WRHA's crackerjack policy has missing ingredient
You've got to hand it to the Winnipeg Regional Health Authority. Not only do they have a crackerjack policy that lets them accept millions of dollars worth of gifts from winning bidders on medical supply contracts. But they've made the process fun, just like the popular snack of carmel corn and peanuts which came with a prize in every box.
Surprise! You never knew what you would get. A whistle, a toy or a badge.
And, says the WRHA, neither do they -- until the brown envelope attached to the winning bid is opened.
It could be funding for research, equipment, or specific hospital programs. Or, it could be cash. Whoopee!
The upper echelon of the Winnipeg Regional Health Authority knew they'd get caught sooner or later. But they've prepared well and there's a reason they're so cocky.
They're ready to ride out any storm of criticism from the exposure in the Winnipeg Free Press that they've accepted more than $20 million in presents since 2000 from winning contractors.
The manner that these benefits arrived--- in brown envelopes ---may look dodgy. But CEO Brian Postl and his cohorts don't care how rank you think it is, they believe their policy on accepting these gifts is bulletproof.
A lot of thought went into the WRHA policy that governs the bid process--- like how do we do this and not go to jail.
First, the presents are not called presents.
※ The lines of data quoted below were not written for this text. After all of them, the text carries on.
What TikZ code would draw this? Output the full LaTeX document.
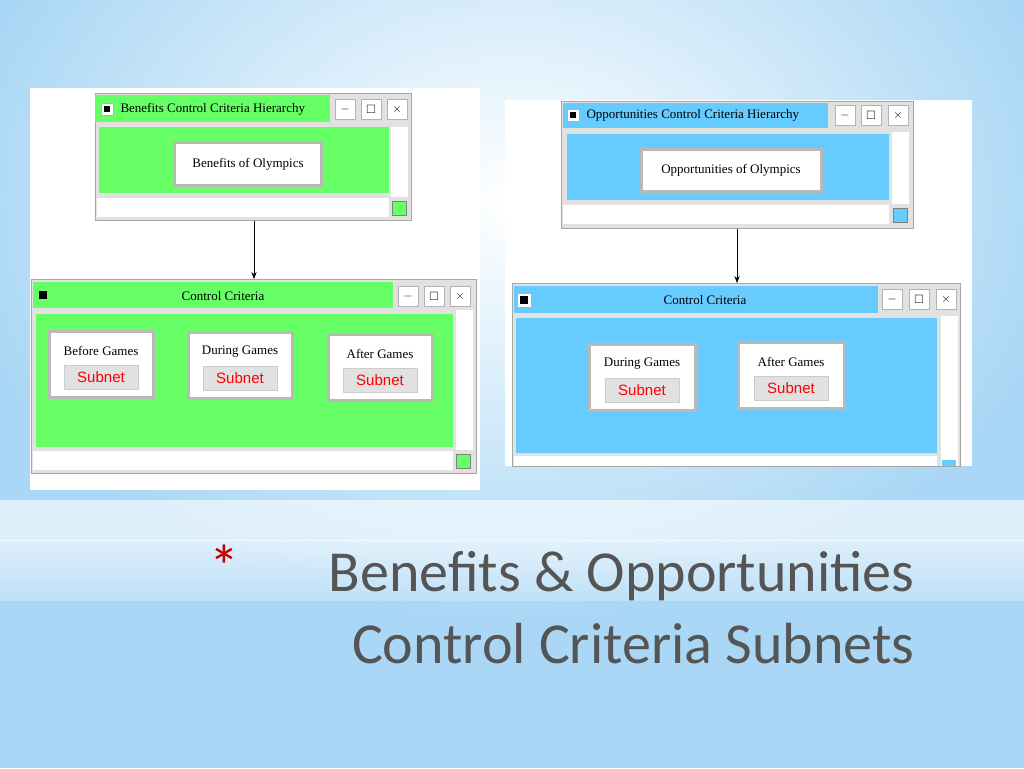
\documentclass[tikz,border=0pt]{standalone}
\usepackage{amssymb}
\usepackage{fontspec}
\setmainfont{Liberation Serif}
\newfontfamily\titlefont{Carlito}
\newfontfamily\subfont{Liberation Sans}
\usetikzlibrary{arrows.meta,positioning}
\definecolor{bgblue}{RGB}{170,215,245}
\definecolor{wingreen}{RGB}{102,255,102}
\definecolor{winblue}{RGB}{102,204,255}
\definecolor{barGray}{RGB}{225,225,225}
\definecolor{titleGray}{RGB}{85,85,85}
\tikzset{
  bevel/.style={draw=gray!55, line width=3pt, fill=white, inner sep=0pt},
  btn/.style={draw=gray!60, line width=1pt, fill=white, minimum width=20pt, minimum height=20pt, inner sep=0pt},
  subnet/.style={fill=barGray, draw=gray!40, text=red, font=\subfont\fontsize{15}{15}\selectfont, minimum width=74pt, minimum height=24pt, inner sep=0pt},
  wintext/.style={font=\fontsize{13}{13}\selectfont},
}
\begin{document}
\begin{tikzpicture}[x=1pt,y=-1pt]
\useasboundingbox (0,0) rectangle (1024,768);
% background
\fill[bgblue] (0,0) rectangle (1024,768);
\shade[inner color=white, outer color=bgblue] (512,200) ellipse (560 and 420);
\shade[top color=white!0, bottom color=white, opacity=0.6] (0,500) rectangle (1024,540);
\shade[top color=white, bottom color=bgblue!60, opacity=0.6] (0,540) rectangle (1024,600);

% white panels
\fill[white] (30,88) rectangle (480,490);
\fill[white] (505,100) rectangle (972,466);

% ---------- left: top window
\filldraw[fill=barGray, draw=gray!70] (95,93) rectangle (411,220);
\fill[wingreen] (95,95) rectangle (330,122);
\node[btn, minimum width=12pt, minimum height=12pt] (lbox1) at (107,109) {};
\fill (104,106) rectangle (110,112);
\node[wintext, anchor=west] (ltitle1) at (117,109) {Benefits Control Criteria Hierarchy};
\foreach \x/\s in {345/$-$, 371/$\square$, 397/$\times$}
  \node[btn, font=\large] at (\x,109) {\s};
\fill[wingreen] (99,127) rectangle (389,193);
\fill[white] (391,127) rectangle (408,197);
\fill[white] (97,198) rectangle (389,217);
\filldraw[fill=wingreen, draw=gray] (392,201) rectangle (406,215);
\node[bevel, wintext, minimum width=147pt, minimum height=43pt] (benefits) at (248,164) {Benefits of Olympics};

\coordinate (ltop) at (254,221);
\coordinate (lbot) at (254,279);
\draw[-{Stealth[length=7pt]}] (ltop) -- (lbot);

% ---------- left: control criteria
\filldraw[fill=barGray, draw=gray!70] (31,279) rectangle (476,473);
\fill[wingreen] (33,282) rectangle (393,308);
\fill (39,291) rectangle (47,299);
\node[wintext] (lcc) at (223,296) {Control Criteria};
\foreach \x/\s in {408/$-$, 434/$\square$, 460/$\times$}
  \node[btn, font=\large] at (\x,296) {\s};
\fill[wingreen] (36,314) rectangle (453,447);
\fill[white] (456,310) rectangle (473,450);
\fill[white] (33,451) rectangle (453,470);
\filldraw[fill=wingreen, draw=gray] (456,454) rectangle (470,468);
\foreach \n/\t/\x/\y in {lbefore/Before Games/101/364, lduring/During Games/240/365, lafter/After Games/380/367}{
  \node[bevel, minimum width=104pt, minimum height=66pt] (\n) at (\x,\y) {};
  \node[wintext] at (\x,\y-13) {\t};
  \node[subnet] at (\x,\y+13) {Subnet};
}

% ---------- right: top window
\filldraw[fill=barGray, draw=gray!70] (561,101) rectangle (913,228);
\fill[winblue] (563,103) rectangle (828,128);
\node[btn, minimum width=12pt, minimum height=12pt] (rbox1) at (573,115) {};
\fill (570,112) rectangle (576,118);
\node[wintext, anchor=west] (rtitle1) at (583,115) {Opportunities Control Criteria Hierarchy};
\foreach \x/\s in {845/$-$, 871/$\square$, 898/$\times$}
  \node[btn, font=\large] at (\x,115) {\s};
\fill[winblue] (567,134) rectangle (889,200);
\fill[white] (892,132) rectangle (909,204);
\fill[white] (563,205) rectangle (889,224);
\filldraw[fill=winblue, draw=gray] (893,208) rectangle (907,222);
\node[bevel, wintext, minimum width=180pt, minimum height=42pt] (opps) at (731,170) {Opportunities of Olympics};

\coordinate (rtop) at (737,229);
\coordinate (rbot) at (737,283);
\draw[-{Stealth[length=7pt]}] (rtop) -- (rbot);

% ---------- right: control criteria
\filldraw[fill=barGray, draw=gray!70] (512,283) rectangle (960,466);
\fill[winblue] (514,286) rectangle (878,313);
\node[btn, minimum width=14pt, minimum height=14pt] (rbox2) at (524,300) {};
\fill (520,296) rectangle (528,304);
\node[wintext] (rcc) at (705,300) {Control Criteria};
\foreach \x/\s in {892/$-$, 919/$\square$, 946/$\times$}
  \node[btn, font=\large] at (\x,299) {\s};
\fill[winblue] (516,318) rectangle (937,453);
\fill[white] (941,316) rectangle (958,466);
\fill[white] (514,456) rectangle (937,466);
\fill[winblue] (942,460) rectangle (956,466);
\foreach \n/\t/\x/\y in {rduring/During Games/642/377, rafter/After Games/791/375}{
  \node[bevel, minimum width=106pt, minimum height=66pt] (\n) at (\x,\y) {};
  \node[wintext] at (\x,\y-13) {\t};
  \node[subnet] at (\x,\y+13) {Subnet};
}

% ---------- title
\node[text=red!75!black, font=\titlefont\fontsize{60}{60}\selectfont] (star) at (224,566) {*};
\node[anchor=east, text=titleGray, font=\titlefont\fontsize{58}{58}\selectfont] (t1) at (918,576) {Benefits \& Opportunities};
\node[anchor=east, text=titleGray, font=\titlefont\fontsize{58}{58}\selectfont] (t2) at (918,644) {Control Criteria Subnets};
\end{tikzpicture}
\end{document}
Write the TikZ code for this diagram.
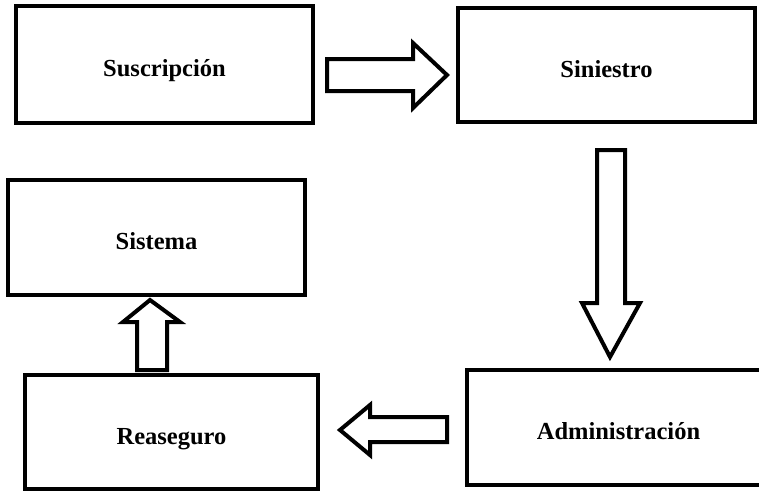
\documentclass[tikz,border=0pt]{standalone}
\usepackage{fontspec}
\setmainfont{Liberation Serif}
\begin{document}
\begin{tikzpicture}[x=1pt,y=-1pt,
  box/.style={draw, line width=4.5pt, inner sep=0pt,
    font=\fontsize{24.5}{28}\selectfont\bfseries,
    text height=28pt, text depth=4pt},
  blockarrow/.style={draw, line width=4pt, fill=white, line join=miter}]
\useasboundingbox (0,0) rectangle (759,491);

% process boxes
\node[box, minimum width=297pt, minimum height=117pt] (sus) at (164.5,64.5) {Suscripción};
\node[box, minimum width=297pt, minimum height=114pt] (sin) at (606.5,65) {Siniestro};
\node[box, minimum width=297pt, minimum height=115pt] (sis) at (156.5,237.5) {Sistema};
\node[box, minimum width=293pt, minimum height=114pt] (rea) at (171.5,432) {Reaseguro};
\node[box, minimum width=303pt, minimum height=115pt] (adm) at (618.5,427.5) {Administración};

% block arrows between the boxes
% Suscripción -> Siniestro
\draw[blockarrow] (327,59) -- (413,59) -- (413,43) -- (447,75) -- (413,108)
  -- (413,91) -- (327,91) -- cycle;
% Siniestro -> Administración
\draw[blockarrow] (597,150) -- (625,150) -- (625,303) -- (640,303) -- (610,357)
  -- (582,303) -- (597,303) -- cycle;
% Administración -> Reaseguro
\draw[blockarrow] (447,417) -- (370,417) -- (370,405) -- (340,430) -- (370,455)
  -- (370,442) -- (447,442) -- cycle;
% Reaseguro -> Sistema
\draw[blockarrow] (137,370) -- (137,322) -- (123,322) -- (150,300) -- (180,322)
  -- (167,322) -- (167,370) -- cycle;
\end{tikzpicture}
\end{document}
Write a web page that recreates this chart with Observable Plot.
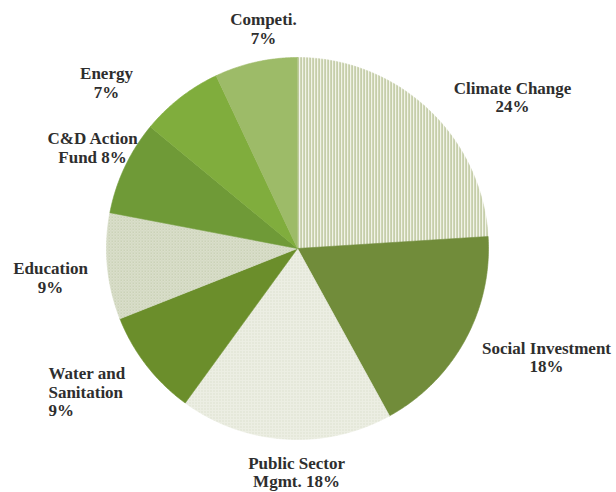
<!DOCTYPE html>
<html>
<head>
<meta charset="utf-8">
<script src="https://cdn.jsdelivr.net/npm/d3@7"></script>
<script src="https://cdn.jsdelivr.net/npm/@observablehq/plot@0.6"></script>
<style>
  html, body { margin: 0; padding: 0; background: #fff; }
  #chart { width: 616px; height: 492px; }
</style>
</head>
<body>
<div id="chart"></div>
<script>
// ---- data ----
const categories = ["Climate Change", "Social Investment", "Public Sector Mgmt.", "Water and Sanitation", "Education", "C&D Action Fund", "Energy", "Competi."];
const values = [24, 18, 18, 9, 9, 8, 7, 7];
const labelTexts = ["Climate Change\n24%", "Social Investment\n18%", "Public Sector\nMgmt. 18%", "Water and\nSanitation\n9%", "Education\n9%", "C&D Action\nFund 8%", "Energy\n7%", "Competi.\n7%"];

// ---- styling / layout (not data) ----
const fills = ["url(#stripes)", "#718c3a", "url(#dotsLight)", "#6b8e2b", "url(#dotsEdu)", "#6f9a37", "#80ad3d", "#9dbb68"];
// label anchor positions in pie-radius units (x right, y up)
const labelPos = [[1.126, 0.793], [1.304, -0.568], [-0.005, -1.170], [-1.304, -0.749], [-1.293, -0.152], [-1.073, 0.529], [-1.0, 0.869], [-0.178, 1.152]];
const labelAnchor = ["middle", "middle", "middle", "start", "middle", "middle", "middle", "middle"];

const R = 191, CX = 297, CY = 248, W = 616, H = 492;

// build slice polygons from the values
const total = d3.sum(values);
const points = [];
let acc = 0;
values.forEach((v, i) => {
  const a0 = acc / total * 2 * Math.PI;
  acc += v;
  const a1 = acc / total * 2 * Math.PI;
  points.push({name: categories[i], fill: fills[i], x: 0, y: 0});
  const n = Math.max(2, Math.ceil((a1 - a0) / (Math.PI / 360)));
  for (let k = 0; k <= n; k++) {
    const a = a0 + (a1 - a0) * k / n;
    points.push({name: categories[i], fill: fills[i], x: Math.sin(a), y: Math.cos(a)});
  }
});

const labels = labelTexts.map((t, i) => ({text: t, x: labelPos[i][0], y: labelPos[i][1], anchor: labelAnchor[i]}));
const textOpts = {
  x: "x", y: "y", text: "text",
  fontFamily: "'Liberation Serif', 'Times New Roman', serif", fontWeight: "bold", fontSize: 17,
  fill: "#2e2e2e", lineHeight: 1.1, lineAnchor: "middle"
};

const svg = Plot.plot({
  width: W, height: H,
  margin: 0,
  x: {domain: [-CX / R, (W - CX) / R], axis: null},
  y: {domain: [-(H - CY) / R, CY / R], axis: null},
  color: {type: "identity"},
  style: {background: "#fff", overflow: "visible"},
  marks: [
    Plot.line(points, {x: "x", y: "y", z: "name", fill: "fill", stroke: "fill", strokeWidth: 0.6, curve: "linear-closed"}),
    Plot.text(labels.filter(d => d.anchor === "middle"), {...textOpts, textAnchor: "middle"}),
    Plot.text(labels.filter(d => d.anchor === "start"), {...textOpts, textAnchor: "start"})
  ]
});

// texture patterns
const ns = "http://www.w3.org/2000/svg";
const defs = document.createElementNS(ns, "defs");
defs.innerHTML = `
  <pattern id="stripes" patternUnits="userSpaceOnUse" width="3" height="3">
    <rect width="3" height="3" fill="#fbfbf6"/>
    <rect x="0" width="1.2" height="3" fill="#a2b077"/>
  </pattern>
  <pattern id="dotsLight" patternUnits="userSpaceOnUse" width="3" height="3">
    <rect width="3" height="3" fill="#eceee3"/>
    <rect x="0" y="0" width="1" height="1" fill="#d0d5bf"/>
  </pattern>
  <pattern id="dotsEdu" patternUnits="userSpaceOnUse" width="3" height="3">
    <rect width="3" height="3" fill="#e9ecdf"/>
    <rect x="0" y="0" width="1.5" height="1.5" fill="#b6c19c"/>
    <rect x="1.5" y="1.5" width="1.5" height="1.5" fill="#c9d0b5"/>
  </pattern>`;
svg.insertBefore(defs, svg.firstChild);

document.getElementById("chart").appendChild(svg);
</script>
</body>
</html>
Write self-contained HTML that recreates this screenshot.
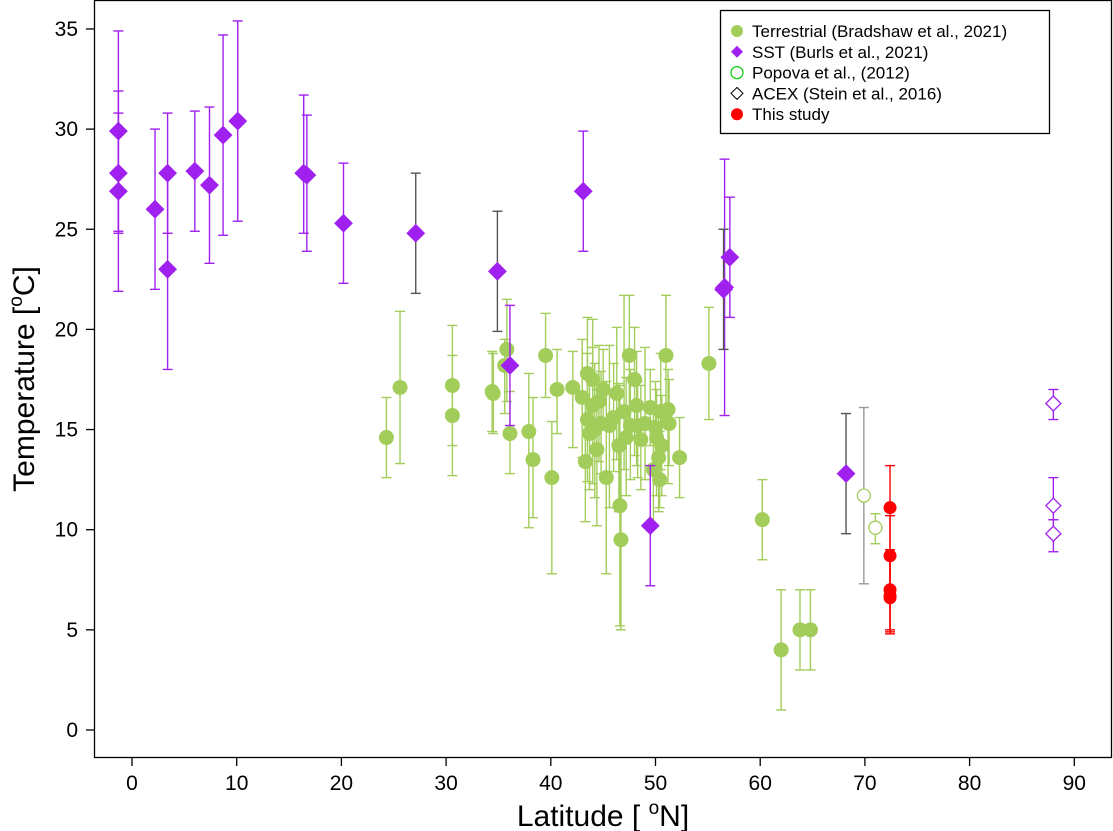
<!DOCTYPE html>
<html><head><meta charset="utf-8"><style>
body{margin:0;background:#fff;font-family:"Liberation Sans",Arial,sans-serif}
svg{display:block}
</style></head><body>
<svg id="c" width="1113" height="831" xmlns="http://www.w3.org/2000/svg"></svg>
<script>
// Terrestrial (Bradshaw et al., 2021)
const terrLat=[24.3,25.6,30.6,30.6,34.4,34.5,35.6,35.8,36.1,37.9,38.3,39.5,40.1,40.6,42.1,43.0,43.3,43.5,43.5,43.7,44.0,44.0,44.2,44.4,44.6,44.8,45.0,45.3,45.6,46.0,46.3,46.5,46.6,46.7,47.0,47.2,47.5,47.6,48.0,48.2,48.3,48.6,49.0,49.5,49.8,50.0,50.1,50.3,50.4,50.5,50.6,51.0,51.2,51.3,52.3,55.1,60.2,62.0,63.8,64.8];
const terrT=[14.6,17.1,17.2,15.7,16.9,16.8,18.2,19.0,14.8,14.9,13.5,18.7,12.6,17.0,17.1,16.6,13.4,17.8,15.5,14.8,17.5,16.2,15.0,14.0,16.4,15.3,17.0,12.6,15.2,15.6,16.8,14.2,11.2,9.5,15.9,14.6,18.7,15.2,17.5,16.2,15.2,14.5,15.3,16.1,13.0,15.1,14.6,13.6,12.5,15.9,14.2,18.7,16.0,15.3,13.6,18.3,10.5,4.0,5.0,5.0];
const terrLo=[12.6,13.3,12.7,14.2,14.9,14.8,15.8,16.4,12.8,10.1,10.6,16.6,7.8,14.8,14.1,13.6,10.4,15.0,12.4,12.0,14.6,12.3,11.6,10.2,13.4,12.8,15.0,7.8,11.1,12.9,13.5,10.9,5.2,5.0,13.0,11.7,15.5,12.5,13.7,13.2,12.6,12.0,12.5,14.2,10.2,12.9,11.7,10.9,11.1,13.0,11.7,15.5,12.3,13.2,11.6,15.5,8.5,1.0,3.0,3.0];
const terrHi=[16.6,20.9,20.2,18.7,18.9,18.8,19.5,21.5,16.9,17.8,16.6,20.8,15.4,19.0,18.9,19.5,16.4,20.6,18.8,17.8,20.5,19.1,18.3,17.0,19.2,17.9,19.0,17.4,19.2,18.3,20.1,17.3,17.2,14.3,21.7,17.6,21.7,18.0,20.1,18.9,17.4,17.2,19.1,18.0,15.9,17.4,17.0,15.7,14.9,18.8,16.7,21.7,18.0,17.5,15.6,21.1,12.5,7.0,7.0,7.0];
// SST (Burls et al., 2021)
const sstLat=[-1.3,-1.3,-1.3,2.2,3.4,3.4,6.0,7.4,8.7,10.1,16.4,16.7,20.2,27.1,34.9,36.1,43.1,49.5,56.6,56.5,57.1,68.2];
const sstT=[29.9,27.8,26.9,26.0,27.8,23.0,27.9,27.2,29.7,30.4,27.8,27.7,25.3,24.8,22.9,18.2,26.9,10.2,22.1,22.0,23.6,12.8];
const sstLo=[24.9,24.8,21.9,22.0,24.8,18.0,24.9,23.3,24.7,25.4,24.8,23.9,22.3,21.8,19.9,15.2,23.9,7.2,15.7,19.0,20.6,9.8];
const sstHi=[34.9,31.9,30.8,30.0,30.8,28.0,30.9,31.1,34.7,35.4,31.7,30.7,28.3,27.8,25.9,21.2,29.9,13.2,28.5,25.0,26.6,15.8];
// Popova et al. (2012)
const popLat=[69.9,71.0], popT=[11.7,10.1], popLo=[7.3,9.3], popHi=[16.1,10.8];
// ACEX (Stein et al., 2016)
const acLat=[88,88,88], acT=[16.3,11.2,9.8], acLo=[15.5,10.5,8.9], acHi=[17.0,12.6,10.5];
// This study
const stLat=[72.4,72.4,72.4,72.4,72.4], stT=[11.1,8.7,7.0,6.7,6.6], stLo=[9.0,6.7,5.0,4.9,4.8], stHi=[13.2,10.7,9.0,8.7,8.6];
const xTicks=[0,10,20,30,40,50,60,70,80,90];
const yTicks=[0,5,10,15,20,25,30,35];

const NS="http://www.w3.org/2000/svg", svg=document.getElementById('c');
const X=v=>132+v*10.47, Y=v=>730-v*20.03;
function mk(t,a,p){const e=document.createElementNS(NS,t);for(const k in a)e.setAttribute(k,a[k]);(p||svg).appendChild(e);return e;}
const plot=mk('g',{});


function eb(x,lo,hi,col,w){
 const g=mk('g',{stroke:col,'stroke-width':1.4,fill:'none'},plot);
 
 
 mk('line',{x1:X(x),x2:X(x),y1:Y(lo),y2:Y(hi)},g);
 mk('line',{x1:X(x)-w,x2:X(x)+w,y1:Y(lo),y2:Y(lo)},g);
 mk('line',{x1:X(x)-w,x2:X(x)+w,y1:Y(hi),y2:Y(hi)},g);
}
function dia(cx,cy,r,fill,stroke){return mk('polygon',{points:`${cx},${cy-r} ${cx+r},${cy} ${cx},${cy+r} ${cx-r},${cy}`,fill:fill,stroke:stroke,'stroke-width':1.3},plot);}
const G='#a2cd5a', P='#a020f0';
terrLat.forEach((l,i)=>eb(l,terrLo[i],terrHi[i],G,5));
terrLat.forEach((l,i)=>{const c=mk('circle',{cx:X(l),cy:Y(terrT[i]),r:7.5,fill:G},plot);
 
 });
const grey=[13,14,19,21];
sstLat.forEach((l,i)=>eb(l,sstLo[i],sstHi[i],grey.includes(i)?'#555':P,5));
sstLat.forEach((l,i)=>{const d=dia(X(l),Y(sstT[i]),8.5,P,P);
 
 });
popLat.forEach((l,i)=>eb(l,popLo[i],popHi[i],i?G:'#999',5));
popLat.forEach((l,i)=>{const c=mk('circle',{cx:X(l),cy:Y(popT[i]),r:6.5,fill:'#fff',stroke:G,'stroke-width':1.3},plot);
 
 });
acLat.forEach((l,i)=>eb(l,acLo[i],acHi[i],P,5));
acLat.forEach((l,i)=>{const d=dia(X(l),Y(acT[i]),7.5,'#fff',P);
 
 });
stLat.forEach((l,i)=>eb(l,stLo[i],stHi[i],'#f00',5));
stLat.forEach((l,i)=>{const c=mk('circle',{cx:X(l),cy:Y(stT[i]),r:6.5,fill:'#f00'},plot);
 
 });
const fr=mk('rect',{x:94.5,y:0.5,width:1017,height:757,fill:'none',stroke:'#000','stroke-width':1.3});


xTicks.forEach(t=>{mk('line',{x1:X(t),x2:X(t),y1:758,y2:766,stroke:'#000','stroke-width':1.3});
 const tx=mk('text',{x:X(t),y:790,'text-anchor':'middle','font-size':21});tx.textContent=t;
 
 });
yTicks.forEach(t=>{mk('line',{x1:86,x2:94,y1:Y(t),y2:Y(t),stroke:'#000','stroke-width':1.3});
 const tx=mk('text',{x:78,y:Y(t)+7,'text-anchor':'end','font-size':21});tx.textContent=t;
 
 });
const xt=mk('text',{x:603,y:826,'text-anchor':'middle','font-size':30});
xt.innerHTML='Latitude [ <tspan dy="-12" font-size="19">o</tspan><tspan dy="12">N]</tspan>';


const yt=mk('text',{x:0,y:0,'text-anchor':'middle','font-size':30,transform:'translate(34,379) rotate(-90)'});
yt.innerHTML='Temperature [<tspan dy="-12" font-size="19">o</tspan><tspan dy="12">C]</tspan>';


const lg=mk('g',{});


mk('rect',{x:720.5,y:10.5,width:329,height:123,fill:'#fff',stroke:'#000','stroke-width':1.3},lg);
const labs=['Terrestrial (Bradshaw et al., 2021)','SST (Burls et al., 2021)','Popova et al., (2012)','ACEX (Stein et al., 2016)','This study'];
labs.forEach((s,i)=>{const y=31+i*20.8;
 const e=mk('g',{},lg);
 
 
 if(i==0)mk('circle',{cx:737,cy:y,r:6,fill:G},e);
 if(i==1)mk('polygon',{points:`737,${y-6} 743,${y} 737,${y+6} 731,${y}`,fill:P},e);
 if(i==2)mk('circle',{cx:737,cy:y,r:6,fill:'#fff',stroke:'#0c0','stroke-width':1.2},e);
 if(i==3)mk('polygon',{points:`737,${y-6} 743,${y} 737,${y+6} 731,${y}`,fill:'#fff',stroke:'#000','stroke-width':1},e);
 if(i==4)mk('circle',{cx:737,cy:y,r:6,fill:'#f00'},e);
 const t=mk('text',{x:752,y:y+6,'font-size':17},e);t.textContent=s;});
</script>
</body></html>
They're value-added benefits.
Value-added benefits are defined as (emphasis ours):
Any funds, items or services which directly benefit a Facility/Program/Agency or WRHA Logistics Services but may also benefit Board members, WRHA Logistics Services employees, Facility/Program employees, WRHA employees or physicians and are not identified as a mandatory requirement in the competitive bid document.
Second, the policy is written to make it clear the WRHA is accepting the benefits, and not asking for them. There is a distinction.
4.1.1 If value-ads are to be considered for acceptance the competitive bid document must identify that acceptance will be considered, but only after the decision for award has been made based on the award criteria (pricing, quality, etc.) as identified in the competitive bid document.
4.1.2 Specific value-ads cannot be defined as this could imply the desire is actually a requirement.
4.3.1 Companies shall be informed that where value added benefits are offered, the WRHA prefers that these be of an unrestricted nature.
The people evaluating the bids aren't to be told what's in the brown envelopes before they pick the winner.
4.2.2. Vender offerings of value-added benefits will not be disclosed by Logistics Services until an award decision has been made based on quality and pricing.
But, it's not clear to us whether the offer of gifts is kept secret until after the winning bid is picked or if the following takes place before that's done.
4.1.1. Value-ads that are offered must be disclosed to the following parties and reviewed by all prior to acceptance by WRHA senior management:
* Logistics Services
*Facility/Program/Agency via PRES (Product Review Evaluation Standardization) or assigned evaluation Committee
The WRHA is ready to duke it out with critics.
- The "value-ads" are not bribes. Bribes are payments made before a contract is awarded in order to sway the judges.
- They are not kickbacks. They are separate from the winning bid, not hived off it.
- They are not baksheesh, a term that refers to small payments for services like a tip.
They are closer to rewards, although that implies a connection between accepting the value-added benefit and awarding the contract which the WRHA denies.
They cannot be construed as influence peddling since the benefits go to a facility or program or, if to a board member, he is not a government official but a member of an arms length agency.
The presents are legal. But is taking them ethical?
Sec. 1.2 This policy shall be read in conjunction with Conflict of Interest/Personal Gains Policy ...
Because the WRHA does not, at present, have a Conflict of Interest/Personal Gains Policy.
The ... above represents the words "presently under development" in the original policy document, a document dated June, 2007 which is posted on the WRHA webpage today.
In a form letter to suppliers, the WRHA tells them:
"Procurement policies have been developed to ensure that the procurement process is seamless and provides a fair and equitable working relationship for both the vendor and health care site communities. These policies have been posted and can be accessed on the WRHA website through the following website link www.wrha.mb.ca/aboutus/policies.php
The following procurement policies that are available are:
Conflict of Interest/Personal Gains
Drug Product/Service Complaint Monitoring and Resolution
Product Review, Evaluation and Standardization
It doesn't work.
We used the Search function to find the WRHA policies page.
Value Added. Check
Contract Compliance. Check.
Complaint Monitoring. Check
Product Review. Check.
Conflict of Interest/Personal Gains. MISSING
The WRHA has had no operative Conflict of Interest/Personal Gains Policy for the past 18 months at least.
Does that mean that there have literally been no constraints on the board members on their use of the gifts from contractors?
This could be stickier than carmel corn.